Madre, vengo a verte este día de mayo y estar contigo un rato en la quieta paz de San Andrés; sentir tu cercanía y que me sientas también cerca. Cuántas veces me olvido de decírtelo y de recordármelo. Solo mirarte, Madre, y dejarme mirar por tu pureza desbordante. Solo estar, parar, reconocerme y reconocerte de nuevo. Un solo día, un instante solo, puede cambiar la vida.
Aquí me tienes. Tañido de campana es tu rostro, como goteo constante de muerte coagulada en la inmensidad de un llanto ahogado. Mar de Galilea tu mirada, mas mar en calma, que no hay tempestad sino serena luz en tus ojos anegados, mecidos en el incomprensible sosiego de tu confiado Sí hasta el extremo de aquella mañana en Nazaret.
Es el mismo mar de la tempestad calmada, que tú amainas ahora con la fe que faltó en aquella barca. Sin entender mucho ni adivinar siquiera, a oscuras de la luz de los hombres y los días, pero iluminada con la llama, deslumbrante y tenue a la vez, de tu Sí.
El mismo mar cuyas profundidades miras absorta, allí donde los peces aguardaban aquella pesca milagrosa que rompía las redes y las reglas de juego de los apóstoles, como tantas reglas del juego rotas a lo largo de los siglos con la sola palabra de tu Hijo… Tantas reglas “nuestras” que no eran las suyas; tantas como las que rompiste con tu Sí, abandonándote a las reglas de Dios, solo confiando. Así partiste para ver a tu prima Isabel, así te encontraste al regreso con tus vecinos, sus miradas y comentarios a tu embarazo, y así también con José y su pavoroso desconcierto. Así pusisteis luego camino a Belén, y así nació tu Hijo. Por eso ahora tu mar de Galilea está tranquilo en tu mirada, aun sin entender muchas cosas como entonces.
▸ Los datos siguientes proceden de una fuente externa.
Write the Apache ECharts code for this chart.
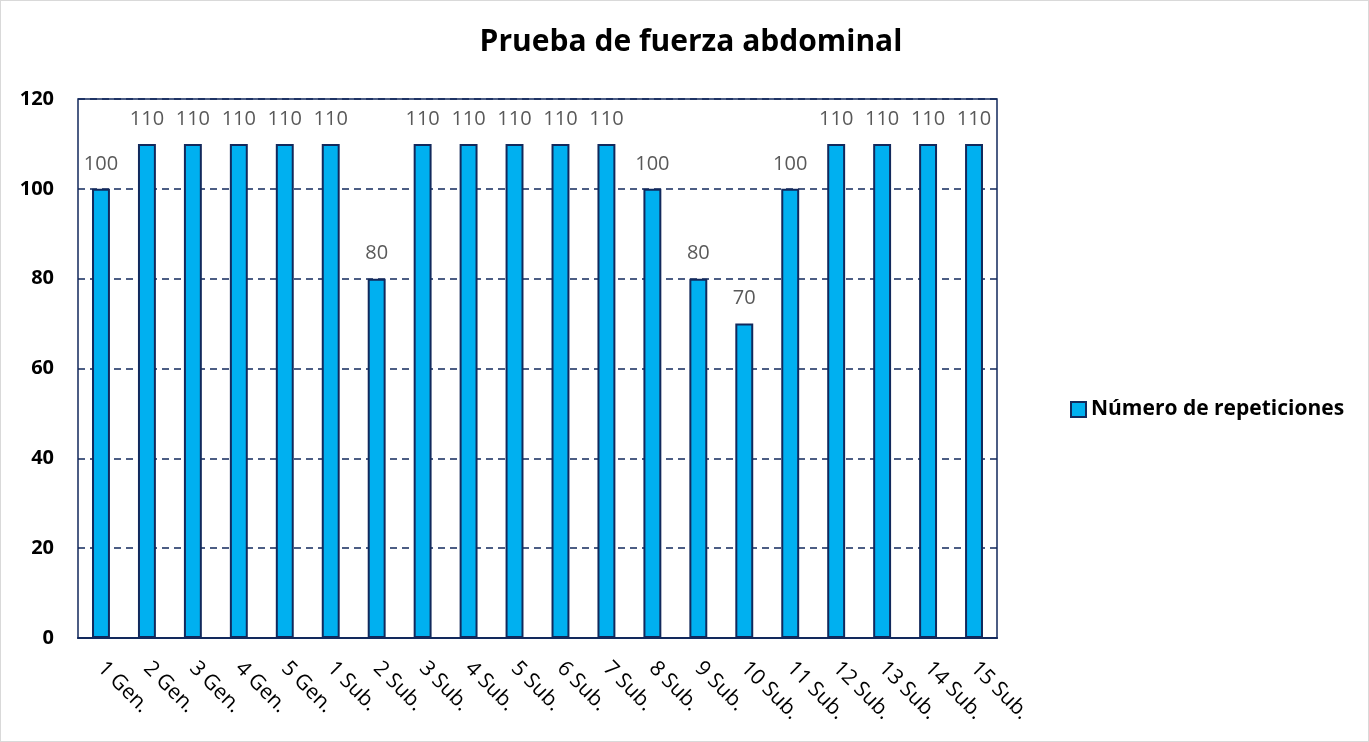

Tus manos hablan con tus últimas palabras contadas: “haced lo que Él os diga”. Como en Caná, cuando los novios se quedaron sin vino en su boda, y tú te preocupabas por ellos entonces, como por nosotros ahora, cada día. Porque tus Penas no son solo tuyas, ni las de entonces, sino también las de aquellos novios y las nuestras ahora.
Tañido de campana es tu rostro, como goteo constante de muerte coagulada en la inmensidad de un llanto ahogado
Tus manos son Betania, abiertas para recibir y atender al que llegue, cansado, triste o hambriento, y sus penas serán las tuyas, y sus penurias y angustias se remansarán en la orilla de tu mar en calma.
Rota, muerta en pie, vaciada de todo a los pies del Calvario, te veo luego seca tras la vida tronchada de tu Hijo, amortajado con tu mirada hueca y el perfume de tu silencio, frío como aquella noche de Belén, o la espada de Simeón, o el repeluco de las voces que venían del huerto de los Olivos, como tantas soledades, abandonos, traiciones, injusticias… pero confiando.
Este día de mayo vengo a verte, Madre, para asomarme al fondo de tu mirada, donde está el sepulcro vacío, y todo es luz y vida, azul intenso y sudario doblado. Y huele a lumbre de hogar, a Nazaret, a Belén, a Betania. Y huele a Sí de amor, de confiar, de mar sereno y pesca abundante. Porque eres Madre resucitada, y reinas gloriosa junto al Padre; pero también permaneces con nosotros, porque tus Penas son el espejo donde vemos las nuestras, de las que nos cuidas y consuelas, porque las abrazas como tuyas.
Por eso tu rostro es tañido, y mar tu mirada, mas mar en calma. Por eso vengo a verte, Madre, y a pedirte este día de mayo, que me acojas en la Betania de tus manos.